Spring applications are now open for a new UF online master’s degree program in arts in medicine.
The two-year program from the UF Center for Arts in Medicine is the first of its kind to be created in the nation. The demand for art programs in health care environments has been on the rise.
“Art programs are used in numerous ways to transform the hospital experience for patients, visitors, caregivers and staff,” said Leah Craig, a public relations and marketing manager for the College of the Arts. “Art experiences range from painting to creative writing to dance.”
For the 35-credit program, students will be enrolled in one class at a time.
Craig said this is beneficial because any student can participate from around the world.
Founded in 1999 from the Shands Arts in Medicine program’s clinical work, the center’s mission is to facilitate medical research, education and training with arts, expand students’ career opportunities as artists in the medical field and help students find ways to help patients heal through creative outlets.
Courses include graduate practicum, foundation of the arts in medicine and various electives. Students are also required to devote 16 hours a week to each eight-week, three-credit hour course.
Nine students are already enrolled in the Fall program.
Dylan Klempner, the graduate programs adviser, said the art and medicine program students help humanize the hospital experience for patients.

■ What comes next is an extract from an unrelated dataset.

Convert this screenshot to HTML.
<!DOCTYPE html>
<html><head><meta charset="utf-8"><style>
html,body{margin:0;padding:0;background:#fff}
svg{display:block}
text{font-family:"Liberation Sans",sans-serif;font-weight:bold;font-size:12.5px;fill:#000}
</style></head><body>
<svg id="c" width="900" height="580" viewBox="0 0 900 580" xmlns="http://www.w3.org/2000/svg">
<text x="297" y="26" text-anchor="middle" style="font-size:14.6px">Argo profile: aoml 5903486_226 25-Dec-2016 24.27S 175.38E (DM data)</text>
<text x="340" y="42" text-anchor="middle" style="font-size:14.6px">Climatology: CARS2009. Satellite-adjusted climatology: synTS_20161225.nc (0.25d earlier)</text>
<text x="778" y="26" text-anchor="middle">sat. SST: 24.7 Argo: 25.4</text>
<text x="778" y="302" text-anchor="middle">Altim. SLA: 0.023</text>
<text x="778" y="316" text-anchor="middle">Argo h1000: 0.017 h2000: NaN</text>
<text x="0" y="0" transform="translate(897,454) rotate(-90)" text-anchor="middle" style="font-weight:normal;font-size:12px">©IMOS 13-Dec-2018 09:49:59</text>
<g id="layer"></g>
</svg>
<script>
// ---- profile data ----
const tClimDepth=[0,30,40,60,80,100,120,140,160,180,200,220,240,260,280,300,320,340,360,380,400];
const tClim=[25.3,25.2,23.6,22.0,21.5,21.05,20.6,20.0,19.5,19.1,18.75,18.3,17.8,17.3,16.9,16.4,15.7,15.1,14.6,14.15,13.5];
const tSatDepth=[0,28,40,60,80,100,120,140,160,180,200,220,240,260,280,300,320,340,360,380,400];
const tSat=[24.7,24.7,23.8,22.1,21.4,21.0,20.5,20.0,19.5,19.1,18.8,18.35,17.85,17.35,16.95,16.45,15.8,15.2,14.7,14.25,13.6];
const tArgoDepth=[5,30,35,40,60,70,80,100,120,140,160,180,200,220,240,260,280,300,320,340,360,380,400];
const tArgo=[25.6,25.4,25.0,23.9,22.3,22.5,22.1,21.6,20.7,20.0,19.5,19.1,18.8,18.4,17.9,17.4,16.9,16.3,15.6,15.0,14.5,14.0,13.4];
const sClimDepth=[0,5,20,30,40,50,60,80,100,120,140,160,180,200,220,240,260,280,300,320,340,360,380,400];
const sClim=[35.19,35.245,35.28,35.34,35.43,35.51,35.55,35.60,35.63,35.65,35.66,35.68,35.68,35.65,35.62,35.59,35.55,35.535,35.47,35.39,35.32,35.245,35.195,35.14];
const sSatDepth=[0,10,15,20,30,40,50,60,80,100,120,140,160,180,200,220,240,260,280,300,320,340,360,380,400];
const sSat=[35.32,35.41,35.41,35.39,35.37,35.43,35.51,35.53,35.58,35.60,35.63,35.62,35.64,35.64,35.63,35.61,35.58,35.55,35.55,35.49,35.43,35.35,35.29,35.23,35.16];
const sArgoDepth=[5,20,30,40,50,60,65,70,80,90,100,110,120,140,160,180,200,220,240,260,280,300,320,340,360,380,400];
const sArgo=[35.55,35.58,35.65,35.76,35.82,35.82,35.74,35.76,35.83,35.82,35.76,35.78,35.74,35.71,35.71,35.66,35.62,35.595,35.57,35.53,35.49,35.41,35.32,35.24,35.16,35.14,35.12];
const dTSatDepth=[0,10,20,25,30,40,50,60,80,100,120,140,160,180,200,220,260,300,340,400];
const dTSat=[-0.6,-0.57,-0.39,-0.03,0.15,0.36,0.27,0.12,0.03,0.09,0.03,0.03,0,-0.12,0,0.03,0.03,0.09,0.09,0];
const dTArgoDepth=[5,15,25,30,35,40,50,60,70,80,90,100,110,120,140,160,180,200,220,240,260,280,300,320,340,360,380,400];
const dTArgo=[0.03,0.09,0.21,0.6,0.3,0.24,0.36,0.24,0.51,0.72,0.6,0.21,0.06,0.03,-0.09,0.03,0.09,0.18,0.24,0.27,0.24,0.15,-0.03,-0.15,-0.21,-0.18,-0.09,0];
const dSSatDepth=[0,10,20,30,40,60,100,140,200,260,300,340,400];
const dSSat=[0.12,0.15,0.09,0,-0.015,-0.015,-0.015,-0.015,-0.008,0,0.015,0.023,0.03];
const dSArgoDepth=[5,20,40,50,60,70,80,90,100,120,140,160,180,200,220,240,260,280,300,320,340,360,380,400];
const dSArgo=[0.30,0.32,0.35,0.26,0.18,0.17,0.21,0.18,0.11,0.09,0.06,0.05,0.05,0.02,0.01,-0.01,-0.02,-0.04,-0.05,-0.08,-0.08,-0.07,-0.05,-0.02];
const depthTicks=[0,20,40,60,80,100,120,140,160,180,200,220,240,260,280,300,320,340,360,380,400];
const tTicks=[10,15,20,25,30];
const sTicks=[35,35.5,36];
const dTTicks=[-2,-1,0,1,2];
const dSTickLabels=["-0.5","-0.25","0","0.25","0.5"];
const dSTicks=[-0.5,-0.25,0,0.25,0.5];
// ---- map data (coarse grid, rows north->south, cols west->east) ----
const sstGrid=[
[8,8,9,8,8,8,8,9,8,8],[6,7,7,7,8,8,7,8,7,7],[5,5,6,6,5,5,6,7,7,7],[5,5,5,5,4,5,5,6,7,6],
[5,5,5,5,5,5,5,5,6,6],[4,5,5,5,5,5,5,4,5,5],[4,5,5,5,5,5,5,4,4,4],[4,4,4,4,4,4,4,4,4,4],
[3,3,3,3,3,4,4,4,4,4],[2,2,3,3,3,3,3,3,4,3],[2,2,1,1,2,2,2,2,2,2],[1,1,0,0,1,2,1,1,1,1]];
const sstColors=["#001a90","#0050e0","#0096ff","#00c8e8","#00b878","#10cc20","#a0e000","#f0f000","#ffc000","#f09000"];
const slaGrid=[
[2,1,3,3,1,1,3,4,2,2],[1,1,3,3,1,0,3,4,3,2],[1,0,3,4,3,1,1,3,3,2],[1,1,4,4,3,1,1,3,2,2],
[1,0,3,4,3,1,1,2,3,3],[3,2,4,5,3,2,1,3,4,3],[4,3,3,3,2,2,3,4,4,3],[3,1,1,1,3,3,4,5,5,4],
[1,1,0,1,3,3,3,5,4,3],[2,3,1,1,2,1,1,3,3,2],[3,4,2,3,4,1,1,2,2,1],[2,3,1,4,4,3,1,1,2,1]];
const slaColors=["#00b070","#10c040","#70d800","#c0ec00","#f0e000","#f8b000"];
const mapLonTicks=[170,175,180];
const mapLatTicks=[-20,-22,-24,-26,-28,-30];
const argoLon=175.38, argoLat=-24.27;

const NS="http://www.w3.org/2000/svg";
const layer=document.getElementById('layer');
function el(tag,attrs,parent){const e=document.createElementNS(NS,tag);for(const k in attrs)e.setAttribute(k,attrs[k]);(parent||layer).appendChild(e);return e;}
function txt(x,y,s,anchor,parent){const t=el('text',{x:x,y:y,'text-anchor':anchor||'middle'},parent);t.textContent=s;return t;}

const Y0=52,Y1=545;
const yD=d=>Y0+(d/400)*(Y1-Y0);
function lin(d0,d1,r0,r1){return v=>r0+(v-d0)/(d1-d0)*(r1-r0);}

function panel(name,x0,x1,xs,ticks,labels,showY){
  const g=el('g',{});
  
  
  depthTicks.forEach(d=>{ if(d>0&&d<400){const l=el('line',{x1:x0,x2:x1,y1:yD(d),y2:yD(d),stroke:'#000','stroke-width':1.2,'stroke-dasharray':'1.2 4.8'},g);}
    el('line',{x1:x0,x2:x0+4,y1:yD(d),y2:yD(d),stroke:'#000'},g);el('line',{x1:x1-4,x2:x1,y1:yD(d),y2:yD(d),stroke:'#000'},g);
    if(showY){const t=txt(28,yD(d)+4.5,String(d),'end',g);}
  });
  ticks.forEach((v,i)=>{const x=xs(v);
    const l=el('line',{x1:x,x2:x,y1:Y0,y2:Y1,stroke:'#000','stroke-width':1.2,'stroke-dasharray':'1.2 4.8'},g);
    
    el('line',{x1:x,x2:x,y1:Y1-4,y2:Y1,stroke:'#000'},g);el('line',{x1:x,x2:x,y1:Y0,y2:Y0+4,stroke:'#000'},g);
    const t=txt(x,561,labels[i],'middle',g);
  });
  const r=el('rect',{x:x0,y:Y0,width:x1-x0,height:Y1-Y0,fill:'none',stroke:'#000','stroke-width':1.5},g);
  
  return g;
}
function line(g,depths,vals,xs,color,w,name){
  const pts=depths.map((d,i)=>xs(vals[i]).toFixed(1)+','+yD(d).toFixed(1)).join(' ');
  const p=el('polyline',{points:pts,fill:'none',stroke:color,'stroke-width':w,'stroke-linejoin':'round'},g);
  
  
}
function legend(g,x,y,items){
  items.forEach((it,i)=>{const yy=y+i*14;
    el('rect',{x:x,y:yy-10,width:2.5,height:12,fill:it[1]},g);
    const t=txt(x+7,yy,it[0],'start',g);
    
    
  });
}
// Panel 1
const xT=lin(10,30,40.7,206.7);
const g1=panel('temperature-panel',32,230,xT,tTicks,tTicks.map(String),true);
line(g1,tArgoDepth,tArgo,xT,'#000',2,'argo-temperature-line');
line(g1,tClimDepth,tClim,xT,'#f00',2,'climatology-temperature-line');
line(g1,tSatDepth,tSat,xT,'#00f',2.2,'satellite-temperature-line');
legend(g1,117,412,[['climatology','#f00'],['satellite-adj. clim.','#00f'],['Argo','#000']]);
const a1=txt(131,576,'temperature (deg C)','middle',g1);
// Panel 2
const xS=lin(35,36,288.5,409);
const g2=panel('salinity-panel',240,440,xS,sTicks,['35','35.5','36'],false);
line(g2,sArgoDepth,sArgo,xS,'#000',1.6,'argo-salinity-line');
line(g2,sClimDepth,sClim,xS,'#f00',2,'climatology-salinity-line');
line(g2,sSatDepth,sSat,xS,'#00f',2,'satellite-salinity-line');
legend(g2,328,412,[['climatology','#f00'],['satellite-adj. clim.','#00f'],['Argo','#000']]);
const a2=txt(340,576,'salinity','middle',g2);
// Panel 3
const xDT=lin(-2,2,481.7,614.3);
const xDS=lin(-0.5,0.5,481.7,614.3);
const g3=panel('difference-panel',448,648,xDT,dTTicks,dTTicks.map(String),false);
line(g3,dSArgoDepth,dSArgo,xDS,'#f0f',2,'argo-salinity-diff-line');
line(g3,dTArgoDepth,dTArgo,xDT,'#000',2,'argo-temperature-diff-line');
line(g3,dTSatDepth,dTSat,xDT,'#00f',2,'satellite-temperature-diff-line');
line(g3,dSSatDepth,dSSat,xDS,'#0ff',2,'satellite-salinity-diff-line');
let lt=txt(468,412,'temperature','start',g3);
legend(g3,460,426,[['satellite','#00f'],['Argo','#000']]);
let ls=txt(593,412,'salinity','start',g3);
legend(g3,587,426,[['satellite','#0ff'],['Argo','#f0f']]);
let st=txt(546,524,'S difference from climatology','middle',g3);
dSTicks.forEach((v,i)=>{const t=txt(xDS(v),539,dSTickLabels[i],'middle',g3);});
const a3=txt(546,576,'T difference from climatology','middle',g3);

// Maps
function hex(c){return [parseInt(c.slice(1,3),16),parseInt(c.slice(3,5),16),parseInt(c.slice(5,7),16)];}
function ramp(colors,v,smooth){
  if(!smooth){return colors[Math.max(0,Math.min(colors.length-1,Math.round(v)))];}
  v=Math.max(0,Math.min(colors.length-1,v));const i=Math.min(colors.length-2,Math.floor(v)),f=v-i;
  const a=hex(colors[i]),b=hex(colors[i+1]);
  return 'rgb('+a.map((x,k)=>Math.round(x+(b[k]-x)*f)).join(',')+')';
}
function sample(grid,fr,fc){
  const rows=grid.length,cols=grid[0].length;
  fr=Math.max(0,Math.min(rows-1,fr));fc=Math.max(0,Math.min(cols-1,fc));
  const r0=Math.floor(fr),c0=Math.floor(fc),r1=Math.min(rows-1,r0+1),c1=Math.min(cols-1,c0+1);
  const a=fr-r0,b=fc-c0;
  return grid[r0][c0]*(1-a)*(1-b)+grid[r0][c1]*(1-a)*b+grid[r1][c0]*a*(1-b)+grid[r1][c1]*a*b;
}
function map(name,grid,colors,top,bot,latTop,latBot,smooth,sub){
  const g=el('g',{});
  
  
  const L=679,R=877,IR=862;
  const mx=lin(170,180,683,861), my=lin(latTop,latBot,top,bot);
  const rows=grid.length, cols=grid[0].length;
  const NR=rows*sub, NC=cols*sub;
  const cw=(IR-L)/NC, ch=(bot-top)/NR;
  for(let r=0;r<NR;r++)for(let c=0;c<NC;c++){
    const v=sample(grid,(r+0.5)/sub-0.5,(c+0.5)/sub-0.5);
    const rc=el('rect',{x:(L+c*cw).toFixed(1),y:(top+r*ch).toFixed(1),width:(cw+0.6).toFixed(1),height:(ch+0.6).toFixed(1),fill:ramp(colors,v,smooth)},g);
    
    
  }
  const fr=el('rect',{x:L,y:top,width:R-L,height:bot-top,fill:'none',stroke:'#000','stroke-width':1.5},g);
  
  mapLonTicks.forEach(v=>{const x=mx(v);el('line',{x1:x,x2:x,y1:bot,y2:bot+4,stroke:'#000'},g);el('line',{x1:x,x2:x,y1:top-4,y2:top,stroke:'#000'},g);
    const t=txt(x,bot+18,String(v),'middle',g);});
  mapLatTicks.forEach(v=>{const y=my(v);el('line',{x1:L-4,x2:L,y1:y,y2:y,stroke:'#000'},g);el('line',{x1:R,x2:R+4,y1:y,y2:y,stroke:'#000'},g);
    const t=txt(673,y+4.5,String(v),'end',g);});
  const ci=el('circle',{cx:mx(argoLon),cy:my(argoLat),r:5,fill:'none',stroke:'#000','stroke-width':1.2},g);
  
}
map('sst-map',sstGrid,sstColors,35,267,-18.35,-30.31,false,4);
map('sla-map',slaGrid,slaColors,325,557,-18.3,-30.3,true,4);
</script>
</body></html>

“We have administrators, people who have done public health work,” Klempner said. “We have one person who works as a curator for the university art collection, so it kind of puts us in a unique place.”
Klempner also expects an increase in Spring term students, and the new class will be capped at 30 students.
“The field is still pretty small, but it’s growing pretty quickly,” he said.
The deadline for Spring admission is Nov. 3, and the Summer admission deadline will be March 2.
“It’s important for physicians to not strictly be science and math oriented, but rather, also have an appreciation and understanding of the arts and culture,” said Janine Wolf, a 19-year-old UF telecommunication sophomore. “The combination of communication allows me to think critically and creatively about health and medicine.”